Rheumatoid arthritis is a chronic health condition characterised by the inflammation of the joints and adjacent joint tissues. At times, inflammation is manifested in other parts of the body, such as the eyes and lungs. Since several organs are affected, it is often considered to be a systemic disease. As per statistics, it is estimated that about one percent of the world's population suffers from rheumatoid arthritis. It is also observed that women are at a higher risk of developing this condition as compared to men.
The exact cause of rheumatoid arthritis is not known. Medical researchers are of the opinion that it results from the autoimmune responses of the body. Under such conditions, the immune system secretes substances that attack the body's own tissues and organs, resulting in inflammation. In addition, both genetic and environmental factors also trigger rheumatoid arthritis. Major symptoms include joint pain, joint swelling, increased fatigue, fever, and weight loss. Treatment involves medications, surgical procedures, and lifestyle modifications.
Methotrexate Therapy: Effective for Rheumatoid Arthritis
Disease-modifying anti-rheumatic drugs (DMARDs) are commonly prescribed for the treatment of rheumatoid arthritis. They are a group of drugs formulated to minimise the damage of the joints and organs. One of the effective DMARDs is methotrexate. Studies have revealed that methotrexate taken in combination with other cytotoxic drugs may be more effective as a treatment option.
Methotrexate affects the activity of certain enzymes (for example, dihydrofolate reductase) responsible for immune responses. Hence, this drug slows down the disease progression by acting indirectly on the immune system. Methotrexate also minimises the damage caused the chances of low mobility and long-term disability can be reduced by administration of the drug in proper doses. It also helps in managing joint pain and swelling, which are the commonly manifested symptoms.
Methotrexate is available in the form of pills (2.5 mg) or injections. The dosage may vary based on the severity of the disease and health condition of the affected individual. Very often, the beginning dose is 7.5-10 mg for adults. Unlike other medications, methotrexate is taken only once a week. It is a slow acting drug improvement may be observed after 2 months. At times, the orthopaedic may extend the therapy to six months or even 12 months, depending upon the patient's condition.
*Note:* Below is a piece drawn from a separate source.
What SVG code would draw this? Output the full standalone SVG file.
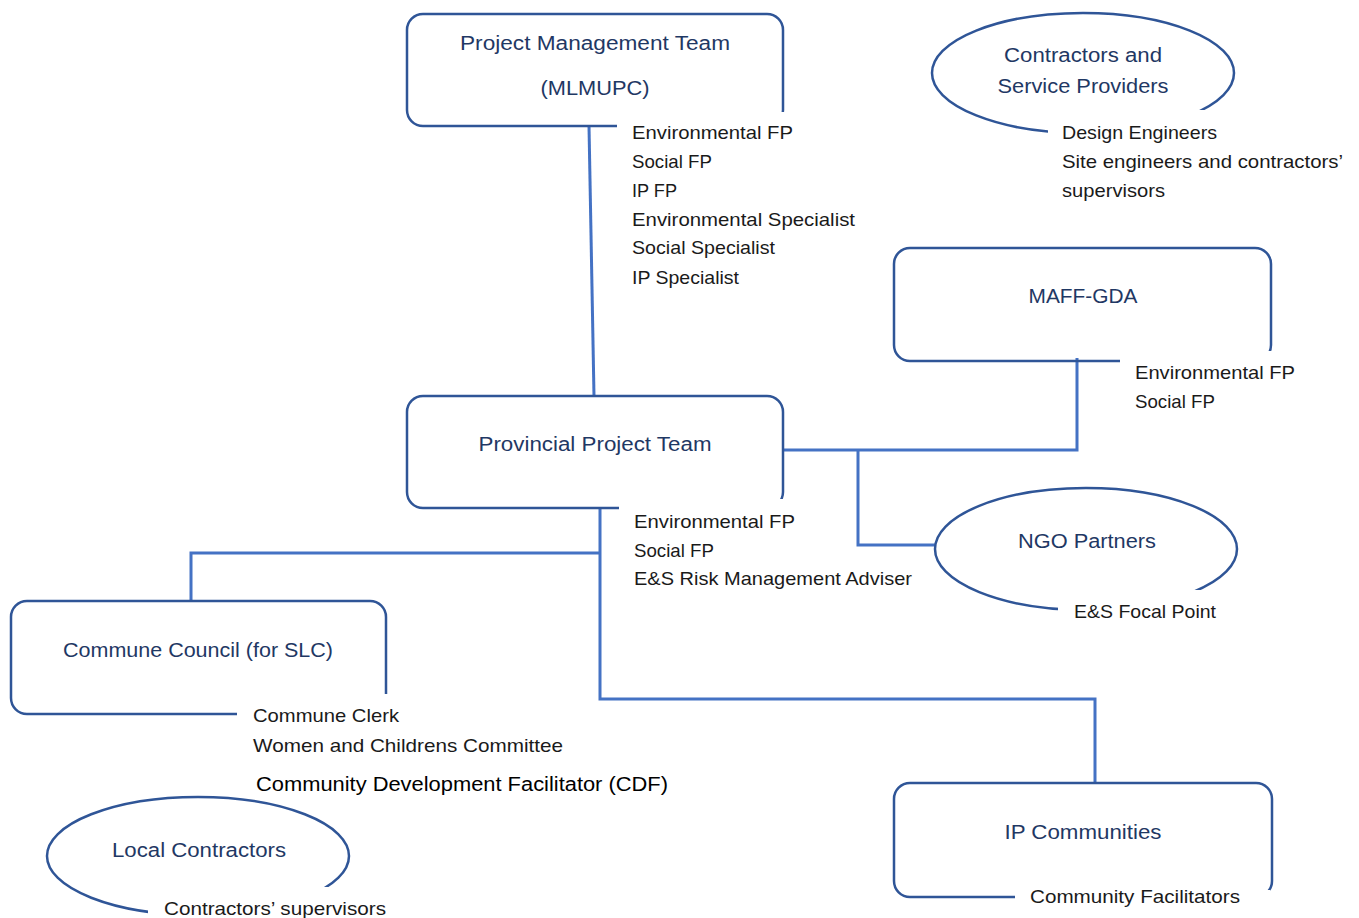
<svg xmlns="http://www.w3.org/2000/svg" width="1359" height="918" viewBox="0 0 1359 918">
<style>
.box{fill:none;stroke:#2F5597;stroke-width:2.5}
.tb{fill:#ffffff;stroke:none}
.con{fill:none;stroke:#4472C4;stroke-width:3}
.lbl{font-family:"Liberation Sans",Arial,sans-serif;font-size:19.5px;fill:#1F3864;text-anchor:middle}
.lst{font-family:"Liberation Sans",Arial,sans-serif;font-size:19px;fill:#1a1a1a}
</style>
<rect width="1359" height="918" fill="#ffffff"/>
<g id="connectors">
<path class="con" d="M589,126 L594,396"/>
<path class="con" d="M783,450 L1077,450 L1077,358"/>
<path class="con" d="M858,450 L858,545 L935,545"/>
<path class="con" d="M600,508 L600,699 L1095,699 L1095,783"/>
<path class="con" d="M600,553 L191,553 L191,601"/>
</g>
<g id="pmt">
<rect class="box" x="407" y="14" width="376" height="112" rx="16"/>
<rect class="tb" x="617" y="112" width="268" height="191"/>
<text class="lbl" x="595" y="50" textLength="270" lengthAdjust="spacingAndGlyphs">Project Management Team</text>
<text class="lbl" x="595" y="95" textLength="109" lengthAdjust="spacingAndGlyphs">(MLMUPC)</text>
<text class="lst" x="632" y="139" textLength="161" lengthAdjust="spacingAndGlyphs">Environmental FP</text>
<text class="lst" x="632" y="168" textLength="80" lengthAdjust="spacingAndGlyphs">Social FP</text>
<text class="lst" x="632" y="197" textLength="45" lengthAdjust="spacingAndGlyphs">IP FP</text>
<text class="lst" x="632" y="226" textLength="223" lengthAdjust="spacingAndGlyphs">Environmental Specialist</text>
<text class="lst" x="632" y="254" textLength="143" lengthAdjust="spacingAndGlyphs">Social Specialist</text>
<text class="lst" x="632" y="284" textLength="107" lengthAdjust="spacingAndGlyphs">IP Specialist</text>
</g>
<g id="contractors">
<ellipse class="box" cx="1083" cy="73" rx="151" ry="60"/>
<rect class="tb" x="1048" y="110" width="311" height="123"/>
<text class="lbl" x="1083" y="62" textLength="158" lengthAdjust="spacingAndGlyphs">Contractors and</text>
<text class="lbl" x="1083" y="93" textLength="171" lengthAdjust="spacingAndGlyphs">Service Providers</text>
<text class="lst" x="1062" y="139" textLength="155" lengthAdjust="spacingAndGlyphs">Design Engineers</text>
<text class="lst" x="1062" y="168" textLength="281" lengthAdjust="spacingAndGlyphs">Site engineers and contractors’</text>
<text class="lst" x="1062" y="197" textLength="103" lengthAdjust="spacingAndGlyphs">supervisors</text>
</g>
<g id="maff">
<rect class="box" x="894" y="248" width="377" height="113" rx="16"/>
<rect class="tb" x="1120" y="351" width="210" height="67"/>
<text class="lbl" x="1083" y="303" textLength="109" lengthAdjust="spacingAndGlyphs">MAFF-GDA</text>
<text class="lst" x="1135" y="379" textLength="160" lengthAdjust="spacingAndGlyphs">Environmental FP</text>
<text class="lst" x="1135" y="408" textLength="80" lengthAdjust="spacingAndGlyphs">Social FP</text>
</g>
<g id="ppt">
<rect class="box" x="407" y="396" width="376" height="112" rx="16"/>
<rect class="tb" x="619" y="499" width="180" height="16"/>
<text class="lbl" x="595" y="451" textLength="233" lengthAdjust="spacingAndGlyphs">Provincial Project Team</text>
<text class="lst" x="634" y="528" textLength="161" lengthAdjust="spacingAndGlyphs">Environmental FP</text>
<text class="lst" x="634" y="557" textLength="80" lengthAdjust="spacingAndGlyphs">Social FP</text>
<text class="lst" x="634" y="585" textLength="278" lengthAdjust="spacingAndGlyphs">E&amp;S Risk Management Adviser</text>
</g>
<g id="ngo">
<ellipse class="box" cx="1086" cy="549" rx="151" ry="61"/>
<rect class="tb" x="1058" y="590" width="265" height="45"/>
<text class="lbl" x="1087" y="548" textLength="138" lengthAdjust="spacingAndGlyphs">NGO Partners</text>
<text class="lst" x="1074" y="618" textLength="142" lengthAdjust="spacingAndGlyphs">E&amp;S Focal Point</text>
</g>
<g id="commune">
<rect class="box" x="11" y="601" width="375" height="113" rx="16"/>
<rect class="tb" x="237" y="694" width="340" height="70"/>
<text class="lbl" x="198" y="657" textLength="270" lengthAdjust="spacingAndGlyphs">Commune Council (for SLC)</text>
<text class="lst" x="253" y="722" textLength="146" lengthAdjust="spacingAndGlyphs">Commune Clerk</text>
<text class="lst" x="253" y="752" textLength="310" lengthAdjust="spacingAndGlyphs">Women and Childrens Committee</text>
</g>
<g id="cdf">
<text class="lst" x="256" y="791" style="fill:#000000;font-size:20px" textLength="412" lengthAdjust="spacingAndGlyphs">Community Development Facilitator (CDF)</text>
</g>
<g id="local">
<ellipse class="box" cx="198" cy="856" rx="151" ry="59"/>
<rect class="tb" x="148" y="887" width="343" height="31"/>
<text class="lbl" x="199" y="857" textLength="174" lengthAdjust="spacingAndGlyphs">Local Contractors</text>
<text class="lst" x="164" y="915" textLength="222" lengthAdjust="spacingAndGlyphs">Contractors’ supervisors</text>
</g>
<g id="ipc">
<rect class="box" x="894" y="783" width="378" height="114" rx="16"/>
<rect class="tb" x="1015" y="890" width="255" height="28"/>
<text class="lbl" x="1083" y="839" textLength="157" lengthAdjust="spacingAndGlyphs">IP Communities</text>
<text class="lst" x="1030" y="903" textLength="210" lengthAdjust="spacingAndGlyphs">Community Facilitators</text>
</g>
</svg>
Very often, orthopaedic recommends other fast acting medications, so as to manage the painful symptoms effectively. The patient should disclose if he is currently taking any medication. Chemically, methotrexate is a folic acid antagonist. Hence, folic acid supplements should be taken along with this drug. These supplements are also effective in combating the side effects of methotrexate therapy.
Methotrexate, similar to other potential drugs, is associated with certain side effects, especially when administered without a proper prescription. Notable side effects are skin disorder, nausea, vomiting, difficulty in breathing, cough, and hair loss. A severe adverse effect is damage to the liver tissues. Considering this, the orthopaedic may routinely examine the liver functioning during the course of treatment.
The risk for abnormal liver functioning is high among people who drink alcohol while undergoing methotrexate therapy. Overall, it is more effective if the treatment is started in the early stages. Though there may be certain side-effects of the drug, the benefits outweigh them, especially for those who do not respond to other treatment options.